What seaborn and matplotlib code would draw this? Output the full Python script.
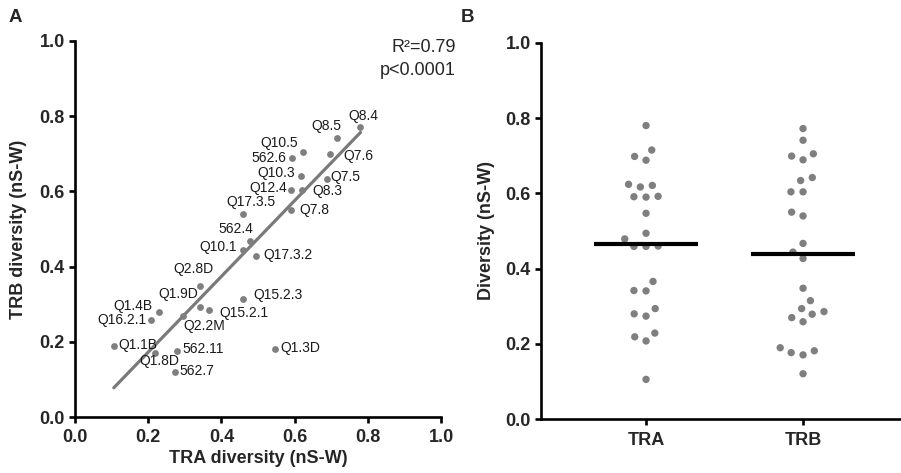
import numpy as np
import pandas as pd
import matplotlib
matplotlib.use("Agg")
import matplotlib.pyplot as plt
import seaborn as sns

# Per-sample repertoire diversity (normalised Shannon-Wiener)
samples = ["Q8.4", "Q8.5", "Q10.5", "562.6", "Q7.6", "Q10.3", "Q7.5", "Q12.4",
           "Q8.3", "Q17.3.5", "Q7.8", "562.4", "Q10.1", "Q17.3.2", "Q2.8D",
           "Q15.2.3", "Q1.9D", "Q15.2.1", "Q1.4B", "Q2.2M", "Q16.2.1", "Q1.1B",
           "Q1.8D", "562.11", "Q1.3D", "562.7"]
tra = [0.780, 0.715, 0.624, 0.592, 0.698, 0.617, 0.688, 0.590,
       0.621, 0.459, 0.591, 0.479, 0.459, 0.494, 0.342,
       0.460, 0.341, 0.366, 0.229, 0.294, 0.208, 0.106,
       0.219, 0.280, 0.547, 0.274]
trb = [0.772, 0.741, 0.705, 0.689, 0.699, 0.642, 0.634, 0.604,
       0.604, 0.540, 0.550, 0.467, 0.444, 0.427, 0.348,
       0.315, 0.294, 0.286, 0.279, 0.270, 0.259, 0.190,
       0.171, 0.177, 0.182, 0.121]
chains = ["TRA", "TRB"]
fit_text = ["R\u00b2=0.79", "p<0.0001"]

# label placement around each point: (ha, dx px, dy px upward)
label_pos = {
    "Q8.4": ("center", 3, 11), "Q8.5": ("right", 5, 12), "Q10.5": ("right", -5, 9),
    "562.6": ("right", -5, 0), "Q7.6": ("left", 13, -2), "Q10.3": ("right", -6, 3),
    "Q7.5": ("left", 4, 2), "Q12.4": ("right", -4, 2), "Q8.3": ("left", 10, -1),
    "Q17.3.5": ("center", 8, 12), "Q7.8": ("left", 8, 0), "562.4": ("center", -14, 12),
    "Q10.1": ("right", -6, 3), "Q17.3.2": ("left", 8, 1), "Q2.8D": ("center", -7, 17),
    "Q15.2.3": ("left", 10, 4), "Q1.9D": ("right", -2, 13), "Q15.2.1": ("left", 10, -3),
    "Q1.4B": ("right", -6, 6), "Q2.2M": ("left", 1, -10), "Q16.2.1": ("right", -5, 0),
    "Q1.1B": ("left", 5, 1), "Q1.8D": ("center", 4, -8), "562.11": ("left", 5, 2),
    "Q1.3D": ("left", 5, 1), "562.7": ("left", 4, 1),
}

sns.set_style("ticks")
plt.rcParams["font.family"] = ["Liberation Sans", "DejaVu Sans"]

dot_color = "#7f7f7f"
W, H = 901, 473
fig = plt.figure(figsize=(W / 100, H / 100), dpi=100)


def frac(x0, x1, ytop, ybot):
    return [x0 / W, 1 - ybot / H, (x1 - x0) / W, (ybot - ytop) / H]


axA = fig.add_axes(frac(75, 441, 40.7, 417.3))
axB = fig.add_axes(frac(541, 901, 42.7, 419.3))

df = pd.DataFrame({"sample": samples, "TRA": tra, "TRB": trb})

# ---- A: TRA vs TRB with linear fit ----
sns.regplot(data=df, x="TRA", y="TRB", ax=axA, scatter=False, ci=None,
            truncate=True, line_kws=dict(color="#7a7a7a", lw=2.3, zorder=2))
sns.scatterplot(data=df, x="TRA", y="TRB", ax=axA, color=dot_color, s=24,
                linewidth=0, zorder=3)
for name, x, y in zip(samples, tra, trb):
    ha, dx, dy = label_pos[name]
    axA.annotate(name, (x, y), xytext=(dx, dy), textcoords="offset pixels",
                 ha=ha, va="center", fontsize=10, color="#1a1a1a")

axA.set_xlim(0, 1)
axA.set_ylim(0, 1)
axA.set_xticks(np.arange(0, 1.01, 0.2))
axA.set_yticks(np.arange(0, 1.01, 0.2))
axA.set_xlabel("TRA diversity (nS-W)", fontsize=13, fontweight="bold")
axA.set_ylabel("TRB diversity (nS-W)", fontsize=13, fontweight="bold")
axA.xaxis.set_label_coords(0.5, -0.088)
axA.yaxis.set_label_coords(-0.131, 0.5)
axA.text(1.041, 0.983, fit_text[0], transform=axA.transAxes, ha="right",
         va="center", fontsize=13, clip_on=False)
axA.text(1.041, 0.92, fit_text[1], transform=axA.transAxes, ha="right",
         va="center", fontsize=13, clip_on=False)

# ---- B: diversity by chain, with means ----
long = df.melt(id_vars="sample", value_vars=chains, var_name="chain",
               value_name="diversity")
sns.swarmplot(data=long, x="chain", y="diversity", order=chains, ax=axB,
              color=dot_color, size=5.3, linewidth=3, edgecolor="none")
for c in axB.collections:
    c.set_edgecolor("none")
    c.set_zorder(2)
means = long.groupby("chain")["diversity"].mean()
for i, ch in enumerate(chains):
    axB.hlines(means[ch], i - 0.33, i + 0.33, color="black", lw=3, zorder=4)

axB.set_xlim(-0.669, 1.624)
axB.set_ylim(0, 1)
axB.set_yticks(np.arange(0, 1.01, 0.2))
axB.set_xlabel("")
axB.set_ylabel("Diversity (nS-W)", fontsize=13, fontweight="bold")
axB.yaxis.set_label_coords(-0.128, 0.5)

for ax in (axA, axB):
    sns.despine(ax=ax)
    for s in ("left", "bottom"):
        ax.spines[s].set_linewidth(1.9)
        ax.spines[s].set_color("black")
    ax.tick_params(width=1.9, length=4.3, color="black", labelsize=13, pad=3)
    ax.set_yticklabels([f"{v:.1f}" for v in ax.get_yticks()], fontweight="bold")
axA.set_xticklabels([f"{v:.1f}" for v in axA.get_xticks()], fontweight="bold")
axB.set_xticklabels(chains, fontweight="bold")
axA.tick_params(axis="x", pad=4)
axB.tick_params(axis="x", pad=5)

fig.text(15 / W, 1 - 18 / H, "A", fontsize=13.5, fontweight="bold",
         ha="center", va="center")
fig.text(467 / W, 1 - 18 / H, "B", fontsize=13.5, fontweight="bold",
         ha="center", va="center")

fig.savefig("out.png", dpi=100)
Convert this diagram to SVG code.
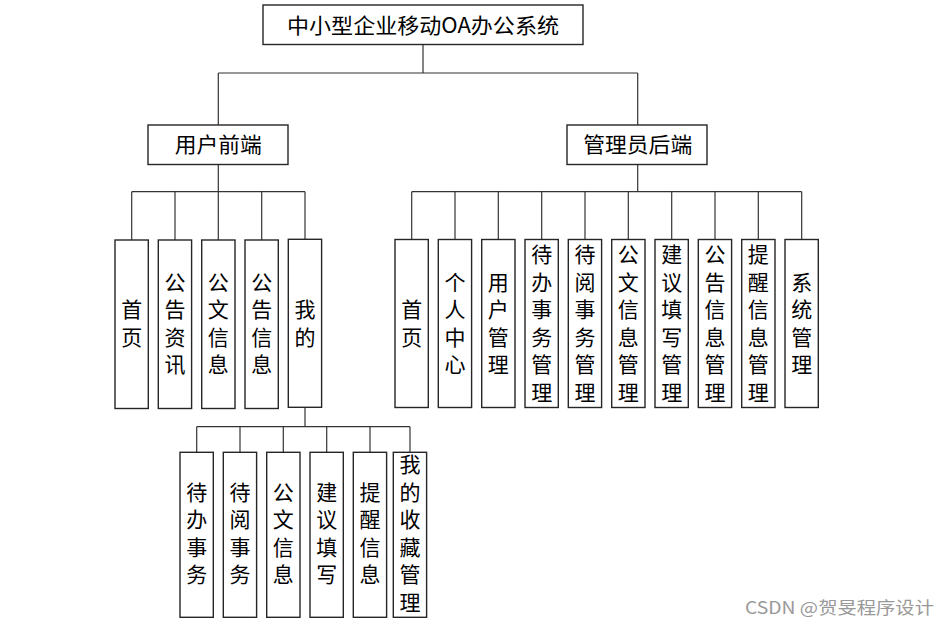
<svg xmlns="http://www.w3.org/2000/svg" width="951" height="629" viewBox="0 0 951 629">
<style>
rect{fill:#fff;stroke:#262626;stroke-width:1.4}
text{font-family:"Noto Sans CJK SC","Noto Sans",sans-serif;font-size:21px;fill:#000;text-anchor:middle}
#connectors line{stroke:#333;stroke-width:1.2}
.wm{font-size:17px;fill:#999;text-anchor:start}
</style>
<rect x="0" y="0" width="951" height="629" style="fill:#fff;stroke:none"/>
<g id="connectors">
<line x1="423" y1="44" x2="423" y2="73"/>
<line x1="218.3" y1="73" x2="637.7" y2="73"/>
<line x1="218.3" y1="73" x2="218.3" y2="125"/>
<line x1="637.7" y1="73" x2="637.7" y2="125"/>
<line x1="218.3" y1="164" x2="218.3" y2="191.7"/>
<line x1="131.7" y1="191.7" x2="305" y2="191.7"/>
<line x1="131.7" y1="191.7" x2="131.7" y2="240"/>
<line x1="175" y1="191.7" x2="175" y2="240"/>
<line x1="218.3" y1="191.7" x2="218.3" y2="240"/>
<line x1="261.7" y1="191.7" x2="261.7" y2="240"/>
<line x1="305" y1="191.7" x2="305" y2="240"/>
<line x1="637.7" y1="164" x2="637.7" y2="191.7"/>
<line x1="411.7" y1="191.7" x2="801.7" y2="191.7"/>
<line x1="411.7" y1="191.7" x2="411.7" y2="240"/>
<line x1="455" y1="191.7" x2="455" y2="240"/>
<line x1="498.3" y1="191.7" x2="498.3" y2="240"/>
<line x1="541.7" y1="191.7" x2="541.7" y2="240"/>
<line x1="585" y1="191.7" x2="585" y2="240"/>
<line x1="628.3" y1="191.7" x2="628.3" y2="240"/>
<line x1="671.7" y1="191.7" x2="671.7" y2="240"/>
<line x1="715" y1="191.7" x2="715" y2="240"/>
<line x1="758.3" y1="191.7" x2="758.3" y2="240"/>
<line x1="801.7" y1="191.7" x2="801.7" y2="240"/>
<line x1="305" y1="408" x2="305" y2="426.7"/>
<line x1="196.7" y1="426.7" x2="410" y2="426.7"/>
<line x1="196.7" y1="426.7" x2="196.7" y2="452.3"/>
<line x1="240" y1="426.7" x2="240" y2="452.3"/>
<line x1="283.3" y1="426.7" x2="283.3" y2="452.3"/>
<line x1="326.7" y1="426.7" x2="326.7" y2="452.3"/>
<line x1="370" y1="426.7" x2="370" y2="452.3"/>
<line x1="410" y1="426.7" x2="410" y2="452.3"/>
</g>
<g id="root"><rect x="263" y="5" width="320" height="39.5"/><text x="423" y="32.5" textLength="272" lengthAdjust="spacingAndGlyphs">中小型企业移动OA办公系统</text></g>
<g id="user"><rect x="148" y="125" width="140" height="39.5"/><text x="218.3" y="152.3" textLength="87" lengthAdjust="spacingAndGlyphs">用户前端</text></g>
<g id="admin"><rect x="567" y="125" width="140" height="39.5"/><text x="637.7" y="152.3" textLength="109" lengthAdjust="spacingAndGlyphs">管理员后端</text></g>

<g id="u1"><rect x="115" y="240" width="33.3" height="168.5"/><text x="131.7" y="317.3"><tspan x="131.7">首</tspan><tspan x="131.7" dy="27.5">页</tspan></text></g>
<g id="u2"><rect x="158.3" y="240" width="33.3" height="168.5"/><text x="175" y="289.8"><tspan x="175">公</tspan><tspan x="175" dy="27.5">告</tspan><tspan x="175" dy="27.5">资</tspan><tspan x="175" dy="27.5">讯</tspan></text></g>
<g id="u3"><rect x="201.7" y="240" width="33.3" height="168.5"/><text x="218.3" y="289.8"><tspan x="218.3">公</tspan><tspan x="218.3" dy="27.5">文</tspan><tspan x="218.3" dy="27.5">信</tspan><tspan x="218.3" dy="27.5">息</tspan></text></g>
<g id="u4"><rect x="245" y="240" width="33.3" height="168.5"/><text x="261.7" y="289.8"><tspan x="261.7">公</tspan><tspan x="261.7" dy="27.5">告</tspan><tspan x="261.7" dy="27.5">信</tspan><tspan x="261.7" dy="27.5">息</tspan></text></g>
<g id="u5"><rect x="288.3" y="239.3" width="33.3" height="168"/><text x="305" y="317.3"><tspan x="305">我</tspan><tspan x="305" dy="27.5">的</tspan></text></g>

<g id="a1"><rect x="395" y="239.5" width="33.3" height="168"/><text x="411.7" y="317.3"><tspan x="411.7">首</tspan><tspan x="411.7" dy="27.5">页</tspan></text></g>
<g id="a2"><rect x="438.3" y="239.5" width="33.3" height="168"/><text x="455" y="289.8"><tspan x="455">个</tspan><tspan x="455" dy="27.5">人</tspan><tspan x="455" dy="27.5">中</tspan><tspan x="455" dy="27.5">心</tspan></text></g>
<g id="a3"><rect x="481.7" y="239.5" width="33.3" height="168"/><text x="498.3" y="289.8"><tspan x="498.3">用</tspan><tspan x="498.3" dy="27.5">户</tspan><tspan x="498.3" dy="27.5">管</tspan><tspan x="498.3" dy="27.5">理</tspan></text></g>
<g id="a4"><rect x="525" y="239.5" width="33.3" height="168"/><text x="541.7" y="262.3"><tspan x="541.7">待</tspan><tspan x="541.7" dy="27.5">办</tspan><tspan x="541.7" dy="27.5">事</tspan><tspan x="541.7" dy="27.5">务</tspan><tspan x="541.7" dy="27.5">管</tspan><tspan x="541.7" dy="27.5">理</tspan></text></g>
<g id="a5"><rect x="568.3" y="239.5" width="33.3" height="168"/><text x="585" y="262.3"><tspan x="585">待</tspan><tspan x="585" dy="27.5">阅</tspan><tspan x="585" dy="27.5">事</tspan><tspan x="585" dy="27.5">务</tspan><tspan x="585" dy="27.5">管</tspan><tspan x="585" dy="27.5">理</tspan></text></g>
<g id="a6"><rect x="611.7" y="239.5" width="33.3" height="168"/><text x="628.3" y="262.3"><tspan x="628.3">公</tspan><tspan x="628.3" dy="27.5">文</tspan><tspan x="628.3" dy="27.5">信</tspan><tspan x="628.3" dy="27.5">息</tspan><tspan x="628.3" dy="27.5">管</tspan><tspan x="628.3" dy="27.5">理</tspan></text></g>
<g id="a7"><rect x="655" y="239.5" width="33.3" height="168"/><text x="671.7" y="262.3"><tspan x="671.7">建</tspan><tspan x="671.7" dy="27.5">议</tspan><tspan x="671.7" dy="27.5">填</tspan><tspan x="671.7" dy="27.5">写</tspan><tspan x="671.7" dy="27.5">管</tspan><tspan x="671.7" dy="27.5">理</tspan></text></g>
<g id="a8"><rect x="698.3" y="239.5" width="33.3" height="168"/><text x="715" y="262.3"><tspan x="715">公</tspan><tspan x="715" dy="27.5">告</tspan><tspan x="715" dy="27.5">信</tspan><tspan x="715" dy="27.5">息</tspan><tspan x="715" dy="27.5">管</tspan><tspan x="715" dy="27.5">理</tspan></text></g>
<g id="a9"><rect x="741.7" y="239.5" width="33.3" height="168"/><text x="758.3" y="262.3"><tspan x="758.3">提</tspan><tspan x="758.3" dy="27.5">醒</tspan><tspan x="758.3" dy="27.5">信</tspan><tspan x="758.3" dy="27.5">息</tspan><tspan x="758.3" dy="27.5">管</tspan><tspan x="758.3" dy="27.5">理</tspan></text></g>
<g id="a10"><rect x="785" y="239.5" width="33.3" height="168"/><text x="801.7" y="289.8"><tspan x="801.7">系</tspan><tspan x="801.7" dy="27.5">统</tspan><tspan x="801.7" dy="27.5">管</tspan><tspan x="801.7" dy="27.5">理</tspan></text></g>

<g id="m1"><rect x="180" y="452.3" width="33.3" height="165"/><text x="196.7" y="499.8"><tspan x="196.7">待</tspan><tspan x="196.7" dy="27.5">办</tspan><tspan x="196.7" dy="27.5">事</tspan><tspan x="196.7" dy="27.5">务</tspan></text></g>
<g id="m2"><rect x="223.3" y="452.3" width="33.3" height="165"/><text x="240" y="499.8"><tspan x="240">待</tspan><tspan x="240" dy="27.5">阅</tspan><tspan x="240" dy="27.5">事</tspan><tspan x="240" dy="27.5">务</tspan></text></g>
<g id="m3"><rect x="266.7" y="452.3" width="33.3" height="165"/><text x="283.3" y="499.8"><tspan x="283.3">公</tspan><tspan x="283.3" dy="27.5">文</tspan><tspan x="283.3" dy="27.5">信</tspan><tspan x="283.3" dy="27.5">息</tspan></text></g>
<g id="m4"><rect x="310" y="452.3" width="33.3" height="165"/><text x="326.7" y="499.8"><tspan x="326.7">建</tspan><tspan x="326.7" dy="27.5">议</tspan><tspan x="326.7" dy="27.5">填</tspan><tspan x="326.7" dy="27.5">写</tspan></text></g>
<g id="m5"><rect x="353.3" y="452.3" width="33.3" height="165"/><text x="370" y="499.8"><tspan x="370">提</tspan><tspan x="370" dy="27.5">醒</tspan><tspan x="370" dy="27.5">信</tspan><tspan x="370" dy="27.5">息</tspan></text></g>
<g id="m6"><rect x="393.3" y="452.3" width="33.3" height="165"/><text x="410" y="472.3"><tspan x="410">我</tspan><tspan x="410" dy="27.5">的</tspan><tspan x="410" dy="27.5">收</tspan><tspan x="410" dy="27.5">藏</tspan><tspan x="410" dy="27.5">管</tspan><tspan x="410" dy="27.5">理</tspan></text></g>

<text class="wm" x="745" y="614" textLength="189" lengthAdjust="spacingAndGlyphs">CSDN @贺旻程序设计</text>
</svg>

◆ ◆ ◆ ◆ ◆ ◆ ◆

◆ Given exercise: Skip every picture and return the lines above from the top through the one that contains "import seaborn as sns".

◆ Reply to the task:
What seaborn and matplotlib code would draw this? Output the full Python script.
import numpy as np
import pandas as pd
import matplotlib
matplotlib.use("Agg")
import matplotlib.pyplot as plt
import seaborn as sns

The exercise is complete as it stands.